Science: The Bomb Tamer
At work excavating gravel from a water-filled pit in Kent, England last week, a workman felt his scoop hit an obstacle. He gave it an extra pull, and near fainted from fright: up came a 1,100-lb. bomb, a German dud from World War II. Within minutes, the Royal Engineers' Bomb Disposal Unit at Horsham, Sussex was racing to the rescue. A few hours later, all was clear again. The bomb was expertly defused and trucked off to a bomb graveyard where the explosive filling could be steamed out in safety at least for Kent's homeowners.

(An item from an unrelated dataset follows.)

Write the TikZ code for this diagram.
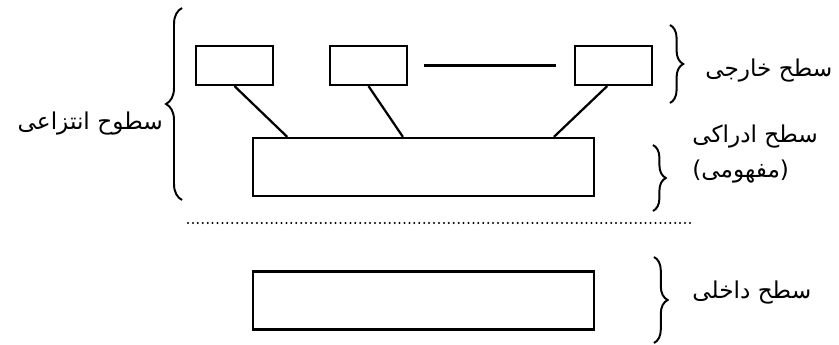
\documentclass[tikz,border=0pt]{standalone}
\usepackage{fontspec}
\usetikzlibrary{calc,decorations.pathreplacing}
\newfontfamily\farsi[Script=Arabic]{DejaVu Sans}
\TeXXeTstate=1
\newcommand{\fa}[1]{\beginR #1\endR}

\begin{document}
\begin{tikzpicture}[x=0.25mm, y=-0.25mm,
   unit/.style={draw, line width=1.6pt, minimum width=19.25mm, minimum height=9.75mm, inner sep=0pt},
   layer/.style={draw, line width=1.6pt, minimum width=85.25mm, minimum height=14.5mm, inner sep=0pt},
   link/.style={line width=1.6pt},
   dots/.style={line width=1.6pt, line cap=round, dash pattern=on 0pt off 3.5pt},
   curly/.style={line width=1.4pt, decorate, decoration={brace, amplitude=#1}},
   caption/.style={inner sep=0pt, font=\fontsize{16.5}{19}\farsi}]
\useasboundingbox (0,0) rectangle (839,345);
% boxes
\node[unit] (ext1) at (234.5,65.5) {};
\node[unit] (ext2) at (368.5,65.5) {};
\node[unit] (ext3) at (613.5,65.5) {};
\node[layer] (percept) at (423.5,167) {};
\node[layer] (inner) at (423.5,300.5) {};
% connectors
\draw[link] (ext1.south) -- ($(percept.north west)!0.103!(percept.north east)$);
\draw[link] (ext2.south) -- ($(percept.north west)!0.44!(percept.north east)$);
\draw[link] ($(ext3.south west)!0.42!(ext3.south east)$) -- ($(percept.north west)!0.88!(percept.north east)$);
\draw[link, shorten <=4mm, shorten >=4.5mm] (ext2.east) -- (ext3.west);
% separator
\coordinate (sepL) at (188,223);
\coordinate (sepR) at (690,223);
\draw[dots] (sepL) -- (sepR);
% braces
\coordinate (allTop) at (182,8);
\coordinate (allBot) at (182,200);
\coordinate (outTop) at (670,25);
\coordinate (outBot) at (670,103);
\coordinate (perTop) at (653,145);
\coordinate (perBot) at (653,211);
\coordinate (innTop) at (654,257);
\coordinate (innBot) at (654,343);
\draw[curly=4mm] (allBot) -- (allTop);
\draw[curly=3.3mm] (outTop) -- (outBot);
\draw[curly=3.2mm] (perTop) -- (perBot);
\draw[curly=3.4mm] (innTop) -- (innBot);
% labels
\node[caption, anchor=east] (abstract) at (163,124) {\fa{سطوح انتزاعی}};
\node[caption, anchor=west] (outerLbl) at (705,71) {\fa{سطح خارجی}};
\node[caption, anchor=west] (perceptLbl) at (692,136.5) {\fa{سطح ادراکی}};
\node[caption, anchor=west] (conceptLbl) at (692,171.5) {\fa{(مفهومی)}};
\node[caption, anchor=west] (innerLbl) at (692,293) {\fa{سطح داخلی}};
\end{tikzpicture}
\end{document}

That particular bomb was tame, but burly Major Arthur Hartley. 49, whose job since World War II has been to take the bang out of bombs, says that Britain's dud problem is getting worse instead of better. Of 505 unexploded bombs still on the Home Office charts, about 50% are considered "safe." But the rest range up to 4,600-lb. "Satans" equipped with multiple fuses of fiendish designand the British are sure that there are hundreds more buried, unnoticed, deep in the soil. In many cases, the explosive is getting more sensitive as the years pass.
Tremblers & Traps. To stay ahead of the game, Britain's bomb men must call on a vast knowledge of chemistry, a store of cold nerve, and a touch as delicate as a Piccadilly pickpocket's. Hartley's first step is to chart the bomb's precise position by magnetic detectors that reveal the depth, how big the bomb is, how it lies. The trouble is that as bombs grow older, their metal tends to polarize with the earth, cancel out fine magnetic measurements. Hartley must know that a big, blocky bomb like the 4,000-lb. Satan may wind up nose down at a depth of 60 ft., while a smaller, more rounded "Hermann" (named for Goring) usually lies at 20 ft. or less, and nose up because of a retarder ring around its nose.
Finding the bomb is the least of it. Most German bombs had an electric fuse charged by current flowing through a long telescopic arm at the moment of release. When the bomb hit the ground, the shock worked a "trembler switch" that touched off the bomb's main charge. After 14 years, these electric fuses are dead, but what about the clockwork fuses used to back them up? Answer: a magnetic clock-stopper to freeze the mechanism.
The Germans were also very nasty about anti-handling booby traps. One type of fuse was supersensitized after the bomb hit the ground, with a switch so delicate that it could operate if the bomb shell was tapped with a pencil. Hartley's men learned to outwit some mechanisms by injecting a quick-setting plastic. If the bomb is too difficult to defuse, they drill holes in its casing and melt out the explosive with live steam.